One key Democrat told CNN chief political analyst Gloria Borger that the Obama administration should not only put out evidence of the attack, but "additional evidence linking the regime to that use of chemical weapons."
"After all in Iraq there were claims that Saddam Hussein had stockpiles of chemical weapons. We went to war. It turned out not to be the case," said Rep. Chris Van Hollen of Maryland. "Now we know that (al-Assad) has stockpiles of chemical weapons. So the issue now is whether or not he used them. He of course has them. He has the delivery capability, and I believe the administration has additional evidence that will come forward."
But unlike some others, Van Hollen said he would support limited military action without prior congressional authorization if it were minor in scope and duration and did not put U.S. personnel at risk.
That could include the firing of cruise missiles from ships off the Syrian coast, considered by many watching the situation as the most likely avenue for the United States.
"If they want to take any action beyond that very narrow strike, they are going to need a congressional authorization going forward," he told CNN.
Sen. John McCain, an Arizona Republican and senior member of the Armed Services and Foreign Relations committees, appeared on CNN, arguing for a more forceful military action.
"We can reverse the situation on the battlefield by taking out his air assets, cratering his runways, and getting the weapons to the right people so that they can reverse the momentum," McCain said Tuesday on "The Situation Room with Wolf Blitzer."
"If it's simply just going and doing some cruise missile strikes, then I think again, it may be counterproductive, in fact it may give Bashar al-Assad a propaganda advantage by saying he was able to resist the United States attacks."
At least one Democratic senator sided with McCain. Sen. Chris Murphy, D-Connecticut, said in a statement, "There is little chance that targeted airstrikes would destroy Syria's chemical weapons stockpiles, making the strikes little more than a slap on the wrist. Moreover, those airstrikes would prompt a reaction from Assad as well as the countries that finance his murderous regime.
"Before engaging in a military strike against Assad's forces, the United States must understand that this action will likely draw us into a much wider and much longer-term conflict that could mean an even greater loss of life within Syria," he wrote, urging the U.S. continue to apply "concerted diplomatic, political, and economic pressure" on al-Assad.
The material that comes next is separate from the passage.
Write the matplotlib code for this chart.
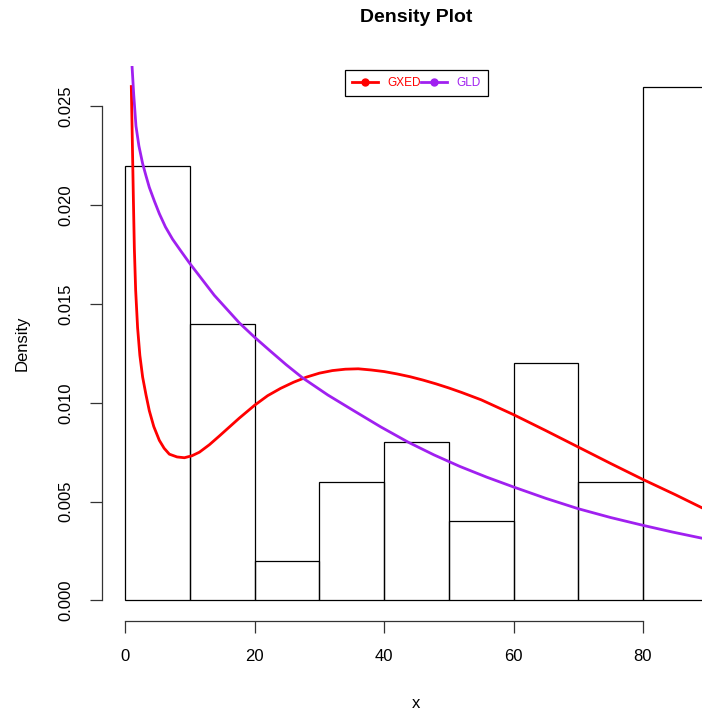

The Armed Services Committee chairman, Democratic Sen. Carl Levin, said Tuesday he had been briefed and that the administration was "proceeding cautiously" and "consulting with our allies and other countries in the region. ...
"The president is considering a broad range of options that have been presented by our military leaders," Levin said in a statement.
Others on Capitol Hill said they had also discussed matters with the Obama administration, including Senate Minority Leader Mitch McConnell, House Armed Services Chairman Rep. Buck McKeon, House Speaker John Boehner and House Minority Leader Nancy Pelosi, CNN has learned.
In his conversation with White House officials on Monday, Boehner "made clear that before any action is taken there must be meaningful consultation with members of Congress, as well as clearly defined objectives and a broader strategy to achieve stability," his spokesman, Brendan Buck, said.
Carney said administration officials are "consulting with House and Senate leaders and leaderships of relevant committees."